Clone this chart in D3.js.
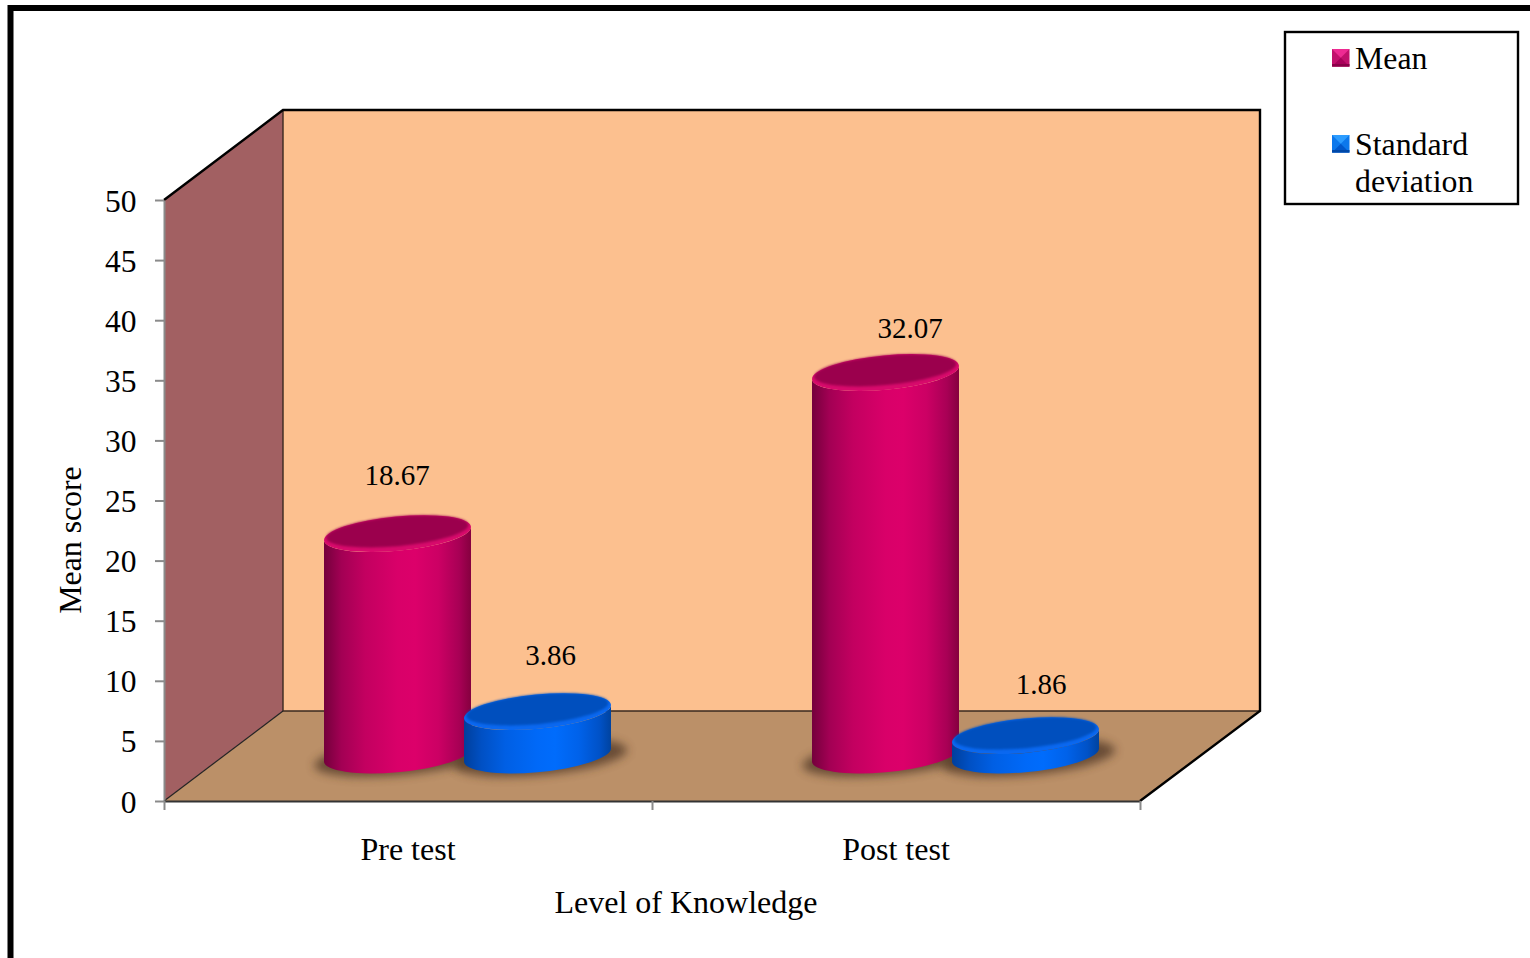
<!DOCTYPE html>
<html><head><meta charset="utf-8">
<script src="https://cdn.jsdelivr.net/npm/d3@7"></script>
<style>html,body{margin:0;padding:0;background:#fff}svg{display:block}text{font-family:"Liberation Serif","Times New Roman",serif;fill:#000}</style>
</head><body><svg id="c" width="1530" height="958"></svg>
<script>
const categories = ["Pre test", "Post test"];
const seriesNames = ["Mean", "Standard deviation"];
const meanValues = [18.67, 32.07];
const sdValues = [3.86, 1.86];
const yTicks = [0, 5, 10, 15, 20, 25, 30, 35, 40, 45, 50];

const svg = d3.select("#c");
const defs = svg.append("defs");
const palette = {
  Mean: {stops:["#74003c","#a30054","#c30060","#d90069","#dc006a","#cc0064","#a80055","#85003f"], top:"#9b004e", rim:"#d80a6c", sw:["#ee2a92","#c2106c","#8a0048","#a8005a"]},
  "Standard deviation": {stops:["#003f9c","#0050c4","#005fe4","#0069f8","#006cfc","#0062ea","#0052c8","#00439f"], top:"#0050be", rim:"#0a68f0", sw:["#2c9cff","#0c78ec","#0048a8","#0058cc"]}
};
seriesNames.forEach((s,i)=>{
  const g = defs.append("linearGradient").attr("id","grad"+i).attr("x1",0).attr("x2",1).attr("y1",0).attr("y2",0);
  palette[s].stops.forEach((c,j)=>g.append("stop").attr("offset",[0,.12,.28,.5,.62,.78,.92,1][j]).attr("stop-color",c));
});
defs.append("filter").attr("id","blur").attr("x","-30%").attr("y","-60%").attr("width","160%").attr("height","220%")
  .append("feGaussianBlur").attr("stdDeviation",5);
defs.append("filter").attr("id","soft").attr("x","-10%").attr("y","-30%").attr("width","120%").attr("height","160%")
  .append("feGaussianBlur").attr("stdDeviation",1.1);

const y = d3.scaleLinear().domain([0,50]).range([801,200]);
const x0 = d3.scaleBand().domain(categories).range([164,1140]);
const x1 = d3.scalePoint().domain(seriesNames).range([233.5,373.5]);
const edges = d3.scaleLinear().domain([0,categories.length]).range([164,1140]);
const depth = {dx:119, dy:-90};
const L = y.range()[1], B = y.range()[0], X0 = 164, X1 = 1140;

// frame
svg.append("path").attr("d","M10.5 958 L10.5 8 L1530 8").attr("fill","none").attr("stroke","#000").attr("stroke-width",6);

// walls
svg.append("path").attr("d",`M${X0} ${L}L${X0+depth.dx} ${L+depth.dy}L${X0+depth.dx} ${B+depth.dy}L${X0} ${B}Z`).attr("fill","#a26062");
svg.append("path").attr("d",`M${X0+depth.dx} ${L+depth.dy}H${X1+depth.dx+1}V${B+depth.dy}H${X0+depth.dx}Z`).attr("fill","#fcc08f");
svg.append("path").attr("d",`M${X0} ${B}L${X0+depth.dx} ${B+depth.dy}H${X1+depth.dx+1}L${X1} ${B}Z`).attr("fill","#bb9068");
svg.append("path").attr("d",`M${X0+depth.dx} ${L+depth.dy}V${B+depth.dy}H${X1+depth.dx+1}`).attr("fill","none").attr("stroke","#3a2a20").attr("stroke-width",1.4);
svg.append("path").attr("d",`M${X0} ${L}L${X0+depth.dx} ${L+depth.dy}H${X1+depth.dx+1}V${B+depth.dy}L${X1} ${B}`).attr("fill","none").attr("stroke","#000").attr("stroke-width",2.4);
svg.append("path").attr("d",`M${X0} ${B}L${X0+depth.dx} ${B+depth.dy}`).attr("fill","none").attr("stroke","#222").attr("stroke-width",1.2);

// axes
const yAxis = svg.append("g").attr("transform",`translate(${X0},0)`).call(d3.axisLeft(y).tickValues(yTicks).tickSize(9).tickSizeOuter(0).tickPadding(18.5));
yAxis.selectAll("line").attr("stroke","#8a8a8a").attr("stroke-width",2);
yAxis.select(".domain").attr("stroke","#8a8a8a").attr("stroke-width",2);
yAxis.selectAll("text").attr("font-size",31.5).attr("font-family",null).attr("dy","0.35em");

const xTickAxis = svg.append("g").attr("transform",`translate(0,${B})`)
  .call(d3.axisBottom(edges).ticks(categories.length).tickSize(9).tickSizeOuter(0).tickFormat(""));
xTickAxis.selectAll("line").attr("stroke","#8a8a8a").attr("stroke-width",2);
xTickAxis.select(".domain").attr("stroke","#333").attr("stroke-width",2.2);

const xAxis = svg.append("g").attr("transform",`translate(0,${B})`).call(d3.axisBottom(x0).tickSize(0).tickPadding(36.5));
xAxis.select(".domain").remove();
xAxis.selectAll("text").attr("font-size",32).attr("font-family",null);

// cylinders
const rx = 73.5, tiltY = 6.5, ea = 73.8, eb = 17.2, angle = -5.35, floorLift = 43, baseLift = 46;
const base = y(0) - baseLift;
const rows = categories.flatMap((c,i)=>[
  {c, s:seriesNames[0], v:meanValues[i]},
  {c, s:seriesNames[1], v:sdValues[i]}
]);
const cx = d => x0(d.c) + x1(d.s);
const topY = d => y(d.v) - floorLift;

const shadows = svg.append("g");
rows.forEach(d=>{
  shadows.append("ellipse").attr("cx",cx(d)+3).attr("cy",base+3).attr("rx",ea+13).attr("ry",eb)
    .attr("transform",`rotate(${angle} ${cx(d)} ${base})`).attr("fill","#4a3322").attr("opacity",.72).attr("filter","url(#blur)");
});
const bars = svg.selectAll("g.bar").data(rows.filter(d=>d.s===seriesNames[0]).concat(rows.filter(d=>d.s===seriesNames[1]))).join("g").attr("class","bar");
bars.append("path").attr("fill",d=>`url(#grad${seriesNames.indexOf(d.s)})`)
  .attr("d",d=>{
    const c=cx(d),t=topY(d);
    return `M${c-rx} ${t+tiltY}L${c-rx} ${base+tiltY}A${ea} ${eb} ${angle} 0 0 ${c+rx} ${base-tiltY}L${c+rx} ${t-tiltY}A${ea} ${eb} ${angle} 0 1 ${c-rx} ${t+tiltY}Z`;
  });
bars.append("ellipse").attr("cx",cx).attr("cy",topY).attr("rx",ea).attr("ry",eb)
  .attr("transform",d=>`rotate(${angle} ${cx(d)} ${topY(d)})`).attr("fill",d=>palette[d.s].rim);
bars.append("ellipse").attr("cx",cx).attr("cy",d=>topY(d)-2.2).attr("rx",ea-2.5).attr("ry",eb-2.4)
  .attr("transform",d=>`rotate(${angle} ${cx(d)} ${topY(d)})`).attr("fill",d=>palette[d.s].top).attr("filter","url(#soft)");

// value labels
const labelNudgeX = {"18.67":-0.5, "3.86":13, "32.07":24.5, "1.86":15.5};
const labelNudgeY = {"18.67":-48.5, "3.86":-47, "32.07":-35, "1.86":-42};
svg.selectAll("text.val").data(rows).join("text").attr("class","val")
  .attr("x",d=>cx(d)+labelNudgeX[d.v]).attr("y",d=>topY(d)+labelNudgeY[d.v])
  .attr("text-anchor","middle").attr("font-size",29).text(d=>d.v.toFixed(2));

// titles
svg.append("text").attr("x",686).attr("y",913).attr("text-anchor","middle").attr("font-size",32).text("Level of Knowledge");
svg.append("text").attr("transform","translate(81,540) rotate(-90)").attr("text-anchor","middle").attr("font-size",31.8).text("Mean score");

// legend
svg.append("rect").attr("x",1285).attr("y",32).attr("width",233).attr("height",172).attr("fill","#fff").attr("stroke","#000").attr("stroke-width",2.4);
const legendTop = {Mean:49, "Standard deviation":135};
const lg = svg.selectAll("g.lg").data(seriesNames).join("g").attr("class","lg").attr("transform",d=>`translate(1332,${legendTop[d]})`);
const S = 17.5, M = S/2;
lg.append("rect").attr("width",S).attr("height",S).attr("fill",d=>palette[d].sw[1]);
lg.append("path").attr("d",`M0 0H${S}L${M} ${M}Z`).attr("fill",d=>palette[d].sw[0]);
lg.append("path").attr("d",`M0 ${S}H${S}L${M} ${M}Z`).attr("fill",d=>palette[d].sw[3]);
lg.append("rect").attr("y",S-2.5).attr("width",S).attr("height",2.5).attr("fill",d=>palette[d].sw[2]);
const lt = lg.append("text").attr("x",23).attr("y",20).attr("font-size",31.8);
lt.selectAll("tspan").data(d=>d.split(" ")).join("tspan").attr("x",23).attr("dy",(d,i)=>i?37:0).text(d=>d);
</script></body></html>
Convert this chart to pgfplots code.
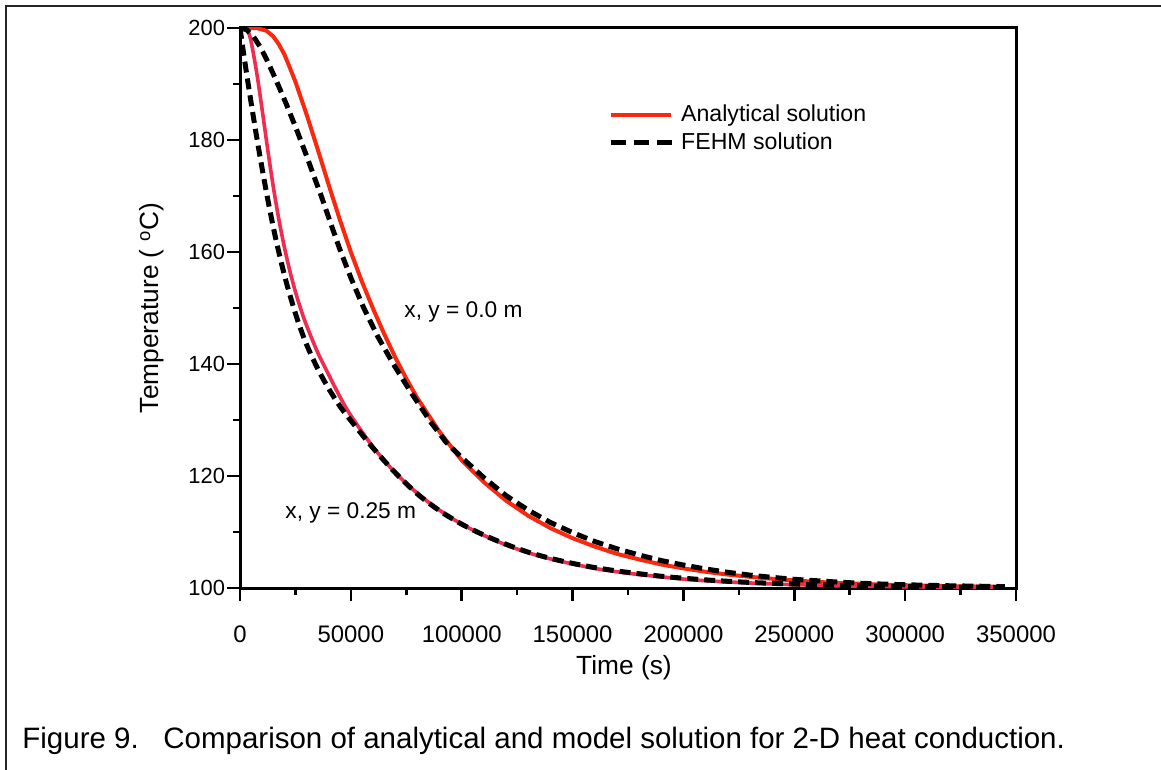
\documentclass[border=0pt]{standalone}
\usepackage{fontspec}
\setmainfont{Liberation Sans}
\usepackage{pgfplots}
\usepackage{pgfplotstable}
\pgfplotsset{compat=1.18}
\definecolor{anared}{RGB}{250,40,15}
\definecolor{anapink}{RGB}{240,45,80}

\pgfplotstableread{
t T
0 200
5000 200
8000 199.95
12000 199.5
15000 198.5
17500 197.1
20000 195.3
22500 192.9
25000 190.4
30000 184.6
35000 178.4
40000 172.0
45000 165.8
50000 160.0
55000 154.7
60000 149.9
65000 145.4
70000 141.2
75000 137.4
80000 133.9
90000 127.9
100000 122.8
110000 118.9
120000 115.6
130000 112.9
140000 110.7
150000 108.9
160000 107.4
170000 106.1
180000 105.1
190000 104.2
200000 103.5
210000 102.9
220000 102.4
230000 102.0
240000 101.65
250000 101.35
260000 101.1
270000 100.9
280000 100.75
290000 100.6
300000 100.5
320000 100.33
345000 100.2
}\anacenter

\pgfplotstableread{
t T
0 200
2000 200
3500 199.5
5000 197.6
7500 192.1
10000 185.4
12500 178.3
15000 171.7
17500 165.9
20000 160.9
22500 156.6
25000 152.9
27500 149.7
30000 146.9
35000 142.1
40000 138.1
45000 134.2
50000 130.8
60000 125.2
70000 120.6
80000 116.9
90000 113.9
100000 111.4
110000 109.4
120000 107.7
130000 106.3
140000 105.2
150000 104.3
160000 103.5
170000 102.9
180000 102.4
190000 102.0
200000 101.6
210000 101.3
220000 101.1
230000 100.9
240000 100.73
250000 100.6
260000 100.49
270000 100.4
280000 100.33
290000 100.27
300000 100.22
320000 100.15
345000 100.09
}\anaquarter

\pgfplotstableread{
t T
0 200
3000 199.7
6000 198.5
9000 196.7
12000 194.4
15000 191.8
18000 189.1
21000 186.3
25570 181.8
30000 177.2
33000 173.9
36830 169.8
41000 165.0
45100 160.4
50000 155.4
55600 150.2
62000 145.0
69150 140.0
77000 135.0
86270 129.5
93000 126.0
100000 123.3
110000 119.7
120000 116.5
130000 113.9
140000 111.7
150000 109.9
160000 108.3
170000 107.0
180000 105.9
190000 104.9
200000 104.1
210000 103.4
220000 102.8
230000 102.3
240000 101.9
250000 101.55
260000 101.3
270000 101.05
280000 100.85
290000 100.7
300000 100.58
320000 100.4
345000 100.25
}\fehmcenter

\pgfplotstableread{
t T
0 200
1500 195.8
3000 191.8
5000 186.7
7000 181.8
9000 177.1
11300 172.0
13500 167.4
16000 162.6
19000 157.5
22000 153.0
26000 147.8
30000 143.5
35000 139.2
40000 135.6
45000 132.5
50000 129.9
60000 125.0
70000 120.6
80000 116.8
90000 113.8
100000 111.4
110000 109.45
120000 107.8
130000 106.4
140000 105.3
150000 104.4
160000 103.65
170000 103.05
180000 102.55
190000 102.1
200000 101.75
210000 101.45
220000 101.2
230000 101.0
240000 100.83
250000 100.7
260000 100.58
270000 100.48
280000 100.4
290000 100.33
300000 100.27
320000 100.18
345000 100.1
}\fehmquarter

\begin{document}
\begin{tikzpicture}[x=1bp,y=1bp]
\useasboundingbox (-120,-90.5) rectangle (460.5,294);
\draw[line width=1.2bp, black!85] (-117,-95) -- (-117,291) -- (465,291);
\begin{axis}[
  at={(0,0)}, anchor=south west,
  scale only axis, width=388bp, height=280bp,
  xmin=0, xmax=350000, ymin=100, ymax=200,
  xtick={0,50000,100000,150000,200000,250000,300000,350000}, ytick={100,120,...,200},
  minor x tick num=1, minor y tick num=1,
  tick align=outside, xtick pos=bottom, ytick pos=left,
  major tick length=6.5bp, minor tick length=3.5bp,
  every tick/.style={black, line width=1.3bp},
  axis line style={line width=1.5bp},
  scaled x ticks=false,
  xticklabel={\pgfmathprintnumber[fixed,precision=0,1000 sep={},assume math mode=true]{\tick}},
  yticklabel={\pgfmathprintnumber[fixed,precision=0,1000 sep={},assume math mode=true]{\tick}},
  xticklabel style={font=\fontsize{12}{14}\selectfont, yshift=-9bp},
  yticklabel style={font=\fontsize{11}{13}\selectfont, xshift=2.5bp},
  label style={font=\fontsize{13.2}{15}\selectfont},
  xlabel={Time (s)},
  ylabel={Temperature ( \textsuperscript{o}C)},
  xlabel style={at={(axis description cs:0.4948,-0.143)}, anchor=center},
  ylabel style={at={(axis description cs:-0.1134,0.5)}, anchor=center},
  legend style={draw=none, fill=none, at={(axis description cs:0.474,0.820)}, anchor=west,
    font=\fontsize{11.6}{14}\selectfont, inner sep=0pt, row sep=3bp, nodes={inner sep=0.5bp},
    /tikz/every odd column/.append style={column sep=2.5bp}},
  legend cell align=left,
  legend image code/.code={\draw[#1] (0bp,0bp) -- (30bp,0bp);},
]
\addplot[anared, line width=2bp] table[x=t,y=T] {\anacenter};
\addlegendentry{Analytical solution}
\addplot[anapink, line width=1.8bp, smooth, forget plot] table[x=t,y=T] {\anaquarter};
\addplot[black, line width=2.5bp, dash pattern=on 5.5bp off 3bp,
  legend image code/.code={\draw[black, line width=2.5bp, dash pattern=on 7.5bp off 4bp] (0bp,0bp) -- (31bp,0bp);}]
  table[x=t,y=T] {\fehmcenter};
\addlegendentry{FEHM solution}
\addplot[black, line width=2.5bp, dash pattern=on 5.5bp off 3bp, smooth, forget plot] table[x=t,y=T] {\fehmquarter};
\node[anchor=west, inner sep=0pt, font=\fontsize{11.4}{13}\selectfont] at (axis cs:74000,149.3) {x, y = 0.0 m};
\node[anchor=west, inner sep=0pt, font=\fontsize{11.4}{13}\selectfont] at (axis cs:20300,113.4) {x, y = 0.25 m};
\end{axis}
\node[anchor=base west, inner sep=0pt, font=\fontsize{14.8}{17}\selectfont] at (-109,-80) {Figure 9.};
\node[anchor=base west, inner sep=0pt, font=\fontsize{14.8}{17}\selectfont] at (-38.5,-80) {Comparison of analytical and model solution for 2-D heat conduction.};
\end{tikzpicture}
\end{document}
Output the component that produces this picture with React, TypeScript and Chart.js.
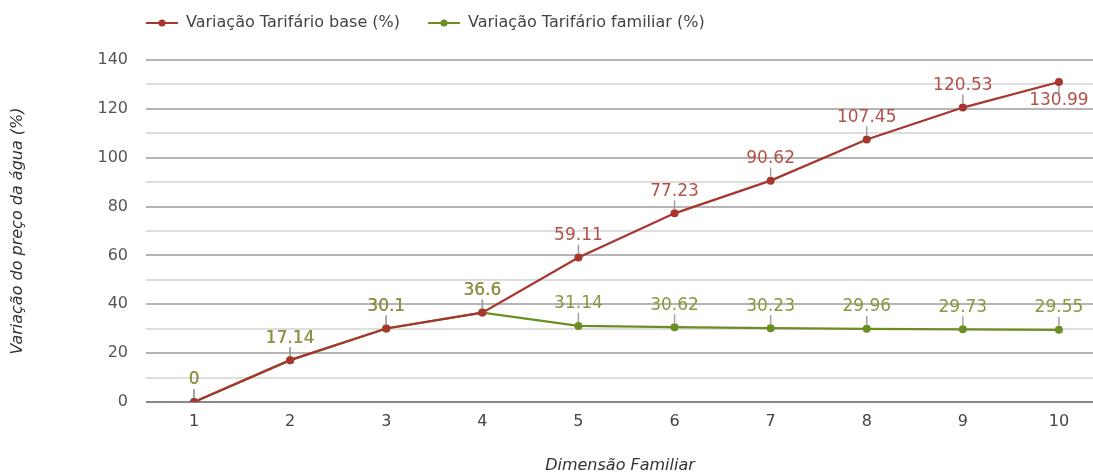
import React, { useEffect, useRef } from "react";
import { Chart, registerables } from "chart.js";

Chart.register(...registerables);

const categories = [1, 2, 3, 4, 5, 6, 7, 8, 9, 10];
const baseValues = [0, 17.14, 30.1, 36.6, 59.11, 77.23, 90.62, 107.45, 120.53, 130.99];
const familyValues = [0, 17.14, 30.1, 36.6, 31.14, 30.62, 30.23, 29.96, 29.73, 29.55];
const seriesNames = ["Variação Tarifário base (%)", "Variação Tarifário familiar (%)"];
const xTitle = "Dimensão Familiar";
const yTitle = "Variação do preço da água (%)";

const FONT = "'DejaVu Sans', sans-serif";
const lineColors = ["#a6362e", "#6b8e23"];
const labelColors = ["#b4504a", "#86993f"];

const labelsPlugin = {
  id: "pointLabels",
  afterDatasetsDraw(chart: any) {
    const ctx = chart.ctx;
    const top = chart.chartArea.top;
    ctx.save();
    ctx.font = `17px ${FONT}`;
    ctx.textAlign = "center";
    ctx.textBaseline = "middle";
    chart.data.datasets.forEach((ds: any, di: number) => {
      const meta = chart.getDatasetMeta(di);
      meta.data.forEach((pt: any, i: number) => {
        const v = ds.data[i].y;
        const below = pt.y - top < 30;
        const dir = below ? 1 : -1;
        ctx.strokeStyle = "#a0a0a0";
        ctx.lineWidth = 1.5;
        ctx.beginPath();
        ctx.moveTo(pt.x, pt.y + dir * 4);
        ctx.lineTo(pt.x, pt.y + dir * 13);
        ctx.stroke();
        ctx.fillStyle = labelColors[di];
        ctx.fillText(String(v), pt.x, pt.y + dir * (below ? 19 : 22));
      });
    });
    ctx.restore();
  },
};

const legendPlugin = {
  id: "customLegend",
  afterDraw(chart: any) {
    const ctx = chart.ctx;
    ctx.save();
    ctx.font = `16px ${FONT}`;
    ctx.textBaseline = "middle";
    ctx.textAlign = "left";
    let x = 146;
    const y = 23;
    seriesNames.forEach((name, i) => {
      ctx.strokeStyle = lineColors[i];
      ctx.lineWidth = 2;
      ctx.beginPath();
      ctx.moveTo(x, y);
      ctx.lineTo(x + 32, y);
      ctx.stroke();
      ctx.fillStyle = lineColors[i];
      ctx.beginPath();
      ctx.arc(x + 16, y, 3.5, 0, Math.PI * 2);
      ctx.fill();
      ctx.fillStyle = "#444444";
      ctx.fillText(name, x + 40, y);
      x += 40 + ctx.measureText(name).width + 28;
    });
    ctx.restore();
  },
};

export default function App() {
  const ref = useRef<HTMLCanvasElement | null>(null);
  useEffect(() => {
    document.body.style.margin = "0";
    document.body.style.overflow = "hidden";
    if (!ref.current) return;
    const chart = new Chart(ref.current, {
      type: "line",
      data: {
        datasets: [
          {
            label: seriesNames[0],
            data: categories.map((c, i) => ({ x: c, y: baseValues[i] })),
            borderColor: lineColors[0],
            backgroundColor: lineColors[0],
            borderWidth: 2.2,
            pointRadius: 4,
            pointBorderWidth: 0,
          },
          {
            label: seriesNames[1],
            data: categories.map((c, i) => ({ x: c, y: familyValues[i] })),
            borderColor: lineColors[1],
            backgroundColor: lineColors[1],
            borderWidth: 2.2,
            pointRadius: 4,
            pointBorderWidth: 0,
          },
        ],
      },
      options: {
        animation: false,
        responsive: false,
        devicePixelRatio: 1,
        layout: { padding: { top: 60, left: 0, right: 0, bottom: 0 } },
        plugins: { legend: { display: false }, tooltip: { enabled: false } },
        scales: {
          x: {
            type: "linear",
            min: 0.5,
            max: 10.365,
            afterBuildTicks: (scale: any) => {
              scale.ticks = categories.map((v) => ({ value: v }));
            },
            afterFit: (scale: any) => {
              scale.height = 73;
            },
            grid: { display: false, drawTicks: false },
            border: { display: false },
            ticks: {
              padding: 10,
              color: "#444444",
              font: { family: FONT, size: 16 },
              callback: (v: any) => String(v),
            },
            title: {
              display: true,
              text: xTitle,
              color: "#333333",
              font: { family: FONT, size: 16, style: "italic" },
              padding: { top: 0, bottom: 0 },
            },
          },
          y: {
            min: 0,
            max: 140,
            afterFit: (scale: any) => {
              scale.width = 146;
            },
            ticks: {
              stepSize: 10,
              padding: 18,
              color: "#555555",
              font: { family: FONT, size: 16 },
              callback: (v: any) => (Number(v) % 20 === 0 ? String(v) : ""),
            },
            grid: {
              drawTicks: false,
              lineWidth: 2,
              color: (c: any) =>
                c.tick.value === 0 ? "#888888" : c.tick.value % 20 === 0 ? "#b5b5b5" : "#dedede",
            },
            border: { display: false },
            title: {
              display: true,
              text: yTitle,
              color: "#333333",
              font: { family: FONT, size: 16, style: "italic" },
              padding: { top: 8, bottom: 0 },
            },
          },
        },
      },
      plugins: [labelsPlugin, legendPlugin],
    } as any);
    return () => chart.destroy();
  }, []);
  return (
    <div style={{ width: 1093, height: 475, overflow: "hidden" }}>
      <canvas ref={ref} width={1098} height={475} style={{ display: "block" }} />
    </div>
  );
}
========
Aim of the exercise - Set down, without pictures, the lines between the line holding "Output the component" and the line holding "Chart.register(...registerables);", both inclusive.

Answer to the task -
Output the component that produces this picture with React, TypeScript and Chart.js.
import React, { useEffect, useRef } from "react";
import { Chart, registerables } from "chart.js";

Chart.register(...registerables);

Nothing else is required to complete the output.